START
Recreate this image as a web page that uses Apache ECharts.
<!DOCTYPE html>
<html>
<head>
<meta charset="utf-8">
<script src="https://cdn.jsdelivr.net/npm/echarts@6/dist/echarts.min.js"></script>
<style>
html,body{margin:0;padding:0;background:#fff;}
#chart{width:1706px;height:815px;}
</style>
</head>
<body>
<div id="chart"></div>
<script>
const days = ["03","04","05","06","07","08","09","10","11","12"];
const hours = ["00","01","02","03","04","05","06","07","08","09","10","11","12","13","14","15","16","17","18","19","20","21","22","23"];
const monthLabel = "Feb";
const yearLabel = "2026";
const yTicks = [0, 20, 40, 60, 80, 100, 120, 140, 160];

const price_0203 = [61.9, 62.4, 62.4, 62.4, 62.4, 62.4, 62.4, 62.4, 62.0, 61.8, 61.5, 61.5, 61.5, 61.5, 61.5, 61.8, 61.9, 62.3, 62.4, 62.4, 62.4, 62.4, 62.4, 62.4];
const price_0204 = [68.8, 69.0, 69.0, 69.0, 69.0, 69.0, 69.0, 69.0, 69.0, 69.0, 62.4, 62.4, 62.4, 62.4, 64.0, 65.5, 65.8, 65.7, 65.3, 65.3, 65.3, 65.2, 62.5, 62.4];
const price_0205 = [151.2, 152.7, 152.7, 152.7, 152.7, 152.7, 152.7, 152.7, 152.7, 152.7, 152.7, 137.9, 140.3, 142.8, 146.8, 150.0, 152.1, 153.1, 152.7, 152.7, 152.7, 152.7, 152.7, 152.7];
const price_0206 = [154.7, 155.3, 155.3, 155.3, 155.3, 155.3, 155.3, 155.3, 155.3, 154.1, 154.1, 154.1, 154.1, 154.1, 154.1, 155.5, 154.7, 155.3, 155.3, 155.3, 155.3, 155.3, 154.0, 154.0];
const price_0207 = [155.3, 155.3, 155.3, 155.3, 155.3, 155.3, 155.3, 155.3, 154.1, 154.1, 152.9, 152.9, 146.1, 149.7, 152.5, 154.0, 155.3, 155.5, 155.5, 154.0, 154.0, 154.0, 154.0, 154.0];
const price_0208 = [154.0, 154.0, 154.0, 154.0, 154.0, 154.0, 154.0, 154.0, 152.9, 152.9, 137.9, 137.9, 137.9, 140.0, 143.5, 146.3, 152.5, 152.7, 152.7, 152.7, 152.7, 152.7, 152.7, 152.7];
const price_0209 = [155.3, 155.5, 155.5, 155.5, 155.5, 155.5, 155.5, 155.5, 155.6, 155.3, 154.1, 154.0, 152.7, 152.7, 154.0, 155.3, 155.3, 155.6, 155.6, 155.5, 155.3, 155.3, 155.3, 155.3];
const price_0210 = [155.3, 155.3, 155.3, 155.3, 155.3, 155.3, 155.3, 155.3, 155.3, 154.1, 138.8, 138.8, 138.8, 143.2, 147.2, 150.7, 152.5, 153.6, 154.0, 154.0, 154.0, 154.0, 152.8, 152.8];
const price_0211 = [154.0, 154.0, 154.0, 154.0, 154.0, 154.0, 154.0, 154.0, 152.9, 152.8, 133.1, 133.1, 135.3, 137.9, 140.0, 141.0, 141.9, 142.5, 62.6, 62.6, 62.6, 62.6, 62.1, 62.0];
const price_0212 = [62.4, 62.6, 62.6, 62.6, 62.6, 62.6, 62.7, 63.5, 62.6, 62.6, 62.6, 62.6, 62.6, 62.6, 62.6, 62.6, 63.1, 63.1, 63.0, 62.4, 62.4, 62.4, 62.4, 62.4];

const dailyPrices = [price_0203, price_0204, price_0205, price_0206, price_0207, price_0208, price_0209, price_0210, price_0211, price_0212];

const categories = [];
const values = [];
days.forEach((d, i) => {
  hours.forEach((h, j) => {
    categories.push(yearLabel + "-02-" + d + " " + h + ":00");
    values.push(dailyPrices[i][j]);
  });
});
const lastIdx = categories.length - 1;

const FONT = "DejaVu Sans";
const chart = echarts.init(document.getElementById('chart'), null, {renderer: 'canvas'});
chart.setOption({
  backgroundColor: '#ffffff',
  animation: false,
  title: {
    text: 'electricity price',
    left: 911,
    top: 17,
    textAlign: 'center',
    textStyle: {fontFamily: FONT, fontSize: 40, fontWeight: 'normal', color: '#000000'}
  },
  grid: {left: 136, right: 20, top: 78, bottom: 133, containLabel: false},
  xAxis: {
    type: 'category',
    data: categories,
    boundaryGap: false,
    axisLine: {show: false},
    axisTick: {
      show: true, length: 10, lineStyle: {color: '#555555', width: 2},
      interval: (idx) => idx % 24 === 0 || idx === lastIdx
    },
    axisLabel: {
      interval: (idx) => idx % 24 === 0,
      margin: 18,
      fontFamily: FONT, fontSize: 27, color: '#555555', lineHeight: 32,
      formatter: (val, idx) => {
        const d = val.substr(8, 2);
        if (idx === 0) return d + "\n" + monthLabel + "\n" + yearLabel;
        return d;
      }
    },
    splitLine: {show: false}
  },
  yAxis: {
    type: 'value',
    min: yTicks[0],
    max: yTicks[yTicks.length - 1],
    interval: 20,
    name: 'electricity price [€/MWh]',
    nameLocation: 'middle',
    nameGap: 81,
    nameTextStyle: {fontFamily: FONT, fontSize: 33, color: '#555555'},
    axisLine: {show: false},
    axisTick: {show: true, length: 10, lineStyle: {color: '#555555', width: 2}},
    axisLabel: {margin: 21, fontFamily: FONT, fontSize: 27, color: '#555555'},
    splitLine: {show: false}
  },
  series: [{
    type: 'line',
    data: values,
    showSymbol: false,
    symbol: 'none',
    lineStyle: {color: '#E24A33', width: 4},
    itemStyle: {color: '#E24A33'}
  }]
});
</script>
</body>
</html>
END
#### Instructions for the task
Give the lines again, exactly as they stand, from the beginning of the data through the line with "120, 140, 160];".

#### Solution to the exercise
Recreate this image as a web page that uses Apache ECharts.
<!DOCTYPE html>
<html>
<head>
<meta charset="utf-8">
<script src="https://cdn.jsdelivr.net/npm/echarts@6/dist/echarts.min.js"></script>
<style>
html,body{margin:0;padding:0;background:#fff;}
#chart{width:1706px;height:815px;}
</style>
</head>
<body>
<div id="chart"></div>
<script>
const days = ["03","04","05","06","07","08","09","10","11","12"];
const hours = ["00","01","02","03","04","05","06","07","08","09","10","11","12","13","14","15","16","17","18","19","20","21","22","23"];
const monthLabel = "Feb";
const yearLabel = "2026";
const yTicks = [0, 20, 40, 60, 80, 100, 120, 140, 160];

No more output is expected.